Вообще в русскую речь образованного и полуобразованного общества входило огромное количество руссифицированных иностранных слов, большей частью французских, галлицизмов. Речь идет не о технических или иных терминах: их внедрение в язык вполне естественно. Имеются в виду бытовые выражения: «абсолюман» (абсолютно), «конвенансы» (условности, приличия), «ирритация» (волнение, раздражение), «багатели» (пустяки, вздор) и т. д. Некоторые из них в устах малообразованной публики, например, купечества, приобрели особое звучание и неправильное значение. А. Н. Островский ловко подметил их и щедро уснастил свои пьесы из московского быта: «авантаж» – выгода (отсюда – авантажный, в смысле – хороший высокого качества, или напротив, неавантажный), «ажитация» – волнение, сильное возбуждение, даже преобразовавшееся в «ожидацию», всем понятные и поныне «амуры» и «амурный», «марьяжить» (завлекать), «неглижировать» (пренебрегать), «мараль пущать» (контаминация слов «мораль» и «марать»), «пардону просить», «делать проминаж» (прогуливаться, проминаться) или «оссаже» – осадить коголибо, оборвать.
В общем, язык толпы был столь же пестр, как ее облик, как пестр был по своему составу городской люд и пестры были улицы города.

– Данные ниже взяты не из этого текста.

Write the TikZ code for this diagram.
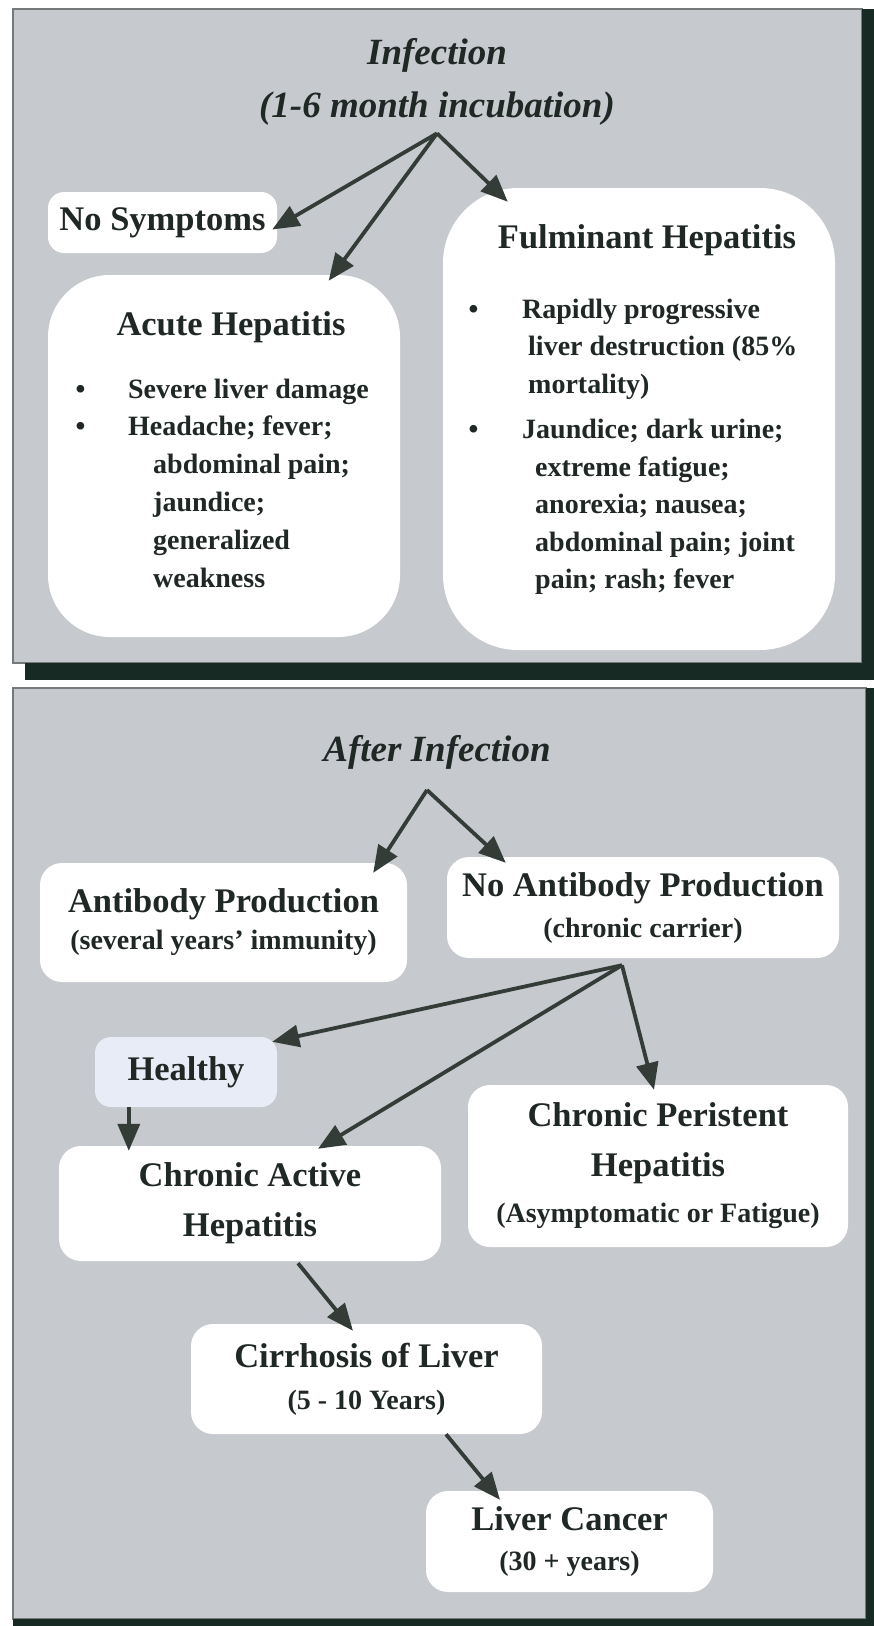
\documentclass[tikz,border=0pt]{standalone}
\usepackage{fontspec}
\setmainfont{Liberation Serif}
\usetikzlibrary{arrows.meta}

\definecolor{panelgray}{RGB}{198,201,205}
\definecolor{paneledge}{RGB}{118,121,121}
\definecolor{shadowdark}{RGB}{24,42,36}
\definecolor{inkdark}{RGB}{32,40,37}
\definecolor{arrowdark}{RGB}{52,60,56}
\definecolor{healthyblue}{RGB}{232,236,247}

\newcommand{\bul}[1]{\makebox[#1][l]{\textbullet}}
\newcommand{\headln}[1]{{\fontsize{34.5}{40}\selectfont #1}}

\begin{document}
\begin{tikzpicture}[x=1pt, y=-1pt,
  box/.style={fill=white, rounded corners=#1, inner sep=0pt, align=center, text=inkdark},
  titletext/.style={font=\fontsize{37}{53}\selectfont\bfseries\itshape, text=inkdark, inner sep=0pt},
  headtext/.style={font=\fontsize{34.5}{50}\selectfont\bfseries, text=inkdark},
  subtext/.style={font=\fontsize{28}{#1}\selectfont\bfseries},
  listtext/.style={font=\fontsize{28}{#1}\selectfont\bfseries, text=inkdark, align=left, inner sep=0pt, anchor=north west},
  flow/.style={draw=arrowdark, line width=3.8pt, -{Triangle[length=27pt,width=22pt]}}]
\fill[white] (0,0) rectangle (874,1626);
\useasboundingbox (0,0) rectangle (874,1626);
\fill[panelgray, draw=paneledge, line width=1.2pt] (13,9) rectangle (862,663);
\fill[shadowdark] (862,9) rectangle (874,680);
\fill[shadowdark] (25,663) rectangle (874,680);
\fill[panelgray, draw=paneledge, line width=1.2pt] (13,688) rectangle (866,1619);
\fill[shadowdark] (866,688) rectangle (874,1626);
\fill[shadowdark] (13,1619) rectangle (874,1626);

\node[titletext, anchor=north, align=center] (infection) at (437,27) {\strut Infection\\(1-6 month incubation)};
\node[box=16pt, headtext, minimum width=229pt, minimum height=61pt] (nosym) at (162.5,222.5) {No Symptoms};
\node[box=62pt, minimum width=352pt, minimum height=362pt] (acute) at (224,456) {};
\node[headtext, anchor=base, inner sep=0pt] (acutetitle) at (231,335) {Acute Hepatitis};
\node[listtext=37.8] (acutelist) at (75.5,371.5) {\strut\bul{52.5pt}Severe liver damage\\
\bul{52.5pt}Headache; fever;\\
\hspace*{77.5pt}abdominal pain;\\
\hspace*{77.5pt}jaundice;\\
\hspace*{77.5pt}generalized\\
\hspace*{77.5pt}weakness};
\node[box=75pt, minimum width=392pt, minimum height=462pt] (fulm) at (639,419) {};
\node[headtext, anchor=base, inner sep=0pt] (fulmtitle) at (647,248) {Fulminant Hepatitis};
\node[listtext=37.5] (fulmlist) at (468.5,291.75) {\strut\bul{53.5pt}Rapidly progressive\\
\hspace*{59.5pt}liver destruction (85\%\\
\hspace*{59.5pt}mortality)\\[8pt]
\bul{53.5pt}Jaundice; dark urine;\\
\hspace*{66.5pt}extreme fatigue;\\
\hspace*{66.5pt}anorexia; nausea;\\
\hspace*{66.5pt}abdominal pain; joint\\
\hspace*{66.5pt}pain; rash; fever};

\coordinate (infectfork) at ([yshift=-8pt]infection.south);
\draw[flow] (infectfork) -- ([xshift=-5pt,yshift=-7pt]nosym.east);
\draw[flow] (infectfork) -- ([yshift=-6pt]acute.60);
\draw[flow] (infectfork) -- ([xshift=65pt,yshift=-14pt]fulm.north west);

\node[titletext, anchor=base] (after) at (437,761) {After Infection};
\node[box=22pt, subtext=37, minimum width=367pt, minimum height=119pt] (antibody) at (223.5,922.5) {\headln{Antibody Production}\\(several years' immunity)};
\node[box=22pt, subtext=41, minimum width=392pt, minimum height=101pt] (noantibody) at (643,907.5) {\headln{No Antibody Production}\\(chronic carrier)};
\node[box=16pt, headtext, fill=healthyblue, minimum width=182pt, minimum height=70pt] (healthy) at (186,1072) {Healthy};
\node[box=22pt, headtext, minimum width=382pt, minimum height=115pt] (active) at (250,1203.5) {Chronic Active\\Hepatitis};
\node[box=22pt, subtext=50, minimum width=380pt, minimum height=162pt] (persistent) at (658,1166) {\headln{Chronic Peristent}\\\headln{Hepatitis}\\[-4pt](Asymptomatic or Fatigue)};
\node[box=22pt, subtext=42, minimum width=351pt, minimum height=110pt] (cirrhosis) at (366.5,1379) {\headln{Cirrhosis of Liver}\\(5 - 10 Years)};
\node[box=22pt, subtext=40, minimum width=287pt, minimum height=101pt] (cancer) at (569.5,1541.5) {\headln{Liver Cancer}\\(30 + years)};

\coordinate (afterfork) at (427,790);
\draw[flow] (afterfork) -- ([xshift=-34pt,yshift=-10pt]antibody.north east);
\draw[flow] (afterfork) -- ([xshift=59pt,yshift=-6pt]noantibody.north west);
\coordinate (carrierfork) at ([xshift=-21pt,yshift=-7pt]noantibody.south);
\draw[flow] (carrierfork) -- ([xshift=-5pt,yshift=-5pt]healthy.north east);
\draw[flow] (carrierfork) -- ([xshift=68pt,yshift=-3pt]active.north);
\draw[flow] (carrierfork) -- ([xshift=-4pt,yshift=-5pt]persistent.north);
\draw[flow] ([xshift=34pt]healthy.south west) -- ([xshift=70pt,yshift=-5pt]active.north west);
\draw[flow] ([xshift=48pt,yshift=-2pt]active.south) -- ([xshift=-13.5pt,yshift=-7pt]cirrhosis.north);
\draw[flow] ([xshift=79.5pt]cirrhosis.south) -- ([xshift=-69.5pt,yshift=-9pt]cancer.north);
\end{tikzpicture}
\end{document}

Не следует думать, что в прошлом все, разве, кроме крестьян, выражались изысканным языком. Ныне повсеместны жалобы на повсюду звучащий мат, уродующий русскую речь. И верно, грубая площадная брань стала как бы звуковым фоном нашей жизни. Но обратите внимание на то, что большей частью она стала употребляться походя, без всякого желания кого-либо оскорбить; она стала чем-то вроде слов-паразитов (сегодня и от телевизионных ведущих не редкость услышать: «я как бы работаю на телевидении»), либо идет от желания, но неумения выразить сильные чувства. Многие бранные слова просто утеряли свое значение. Это закономерный ход эволюции языка: одни слова, в том числе и бранные, теряют прежнее содержание, другие приобретают новое. Сравнительно недавно (чуть более 100 лет тому) граф Л. Н. Толстой (!) писал в «Холстомере», которого могли ведь читать и дамы, такую фразу: «Одна собака, упершись лапами в стерву (курсив наш. – Л. Б.), мотая головой, отрывала с треском то, что зацепила». «Стерва», точнее, «стерво» было литературное слово, обозначающее падаль; отсюда, между прочим, и «стервятник» – тот, кто питается падалью. Обычное литературное слово, приобретшее затем бранное значение. Петр I в законе говорил о подлых людях, отнюдь не вкладывая в это слово отрицательного содержания: это просто были люди низкого положения, подлежащие управлению, попечительству сверху. Уже в XIX в. «подлый», «подлец» стало бранным. «Сволочь» когда-то обозначало просто собрание случайных людей, «сволокшихся» отовсюду, а не специально приглашенных («Граф, кто у вас сегодня на балу? – Да так, разная сволочь: баронесса Берг, князь Тюфяев, графиня Блудова…»). А в XVIII в. протопоп Аввакум употреблял в письмах царю (!) слово, которое нынче прозрачно заменяется эвфемизмом «блин» (так что и невинный блин уже превращается в ругательство), имея в виду простую ложь («блядословие»): блудница – женщина лживая. Ряд бранных слов, например, «каналья» или «ракалья» (контаминация церковнославянского «рака» – пустой человек, и «каналья» – собака, животное, скотина), напротив, уже забыты.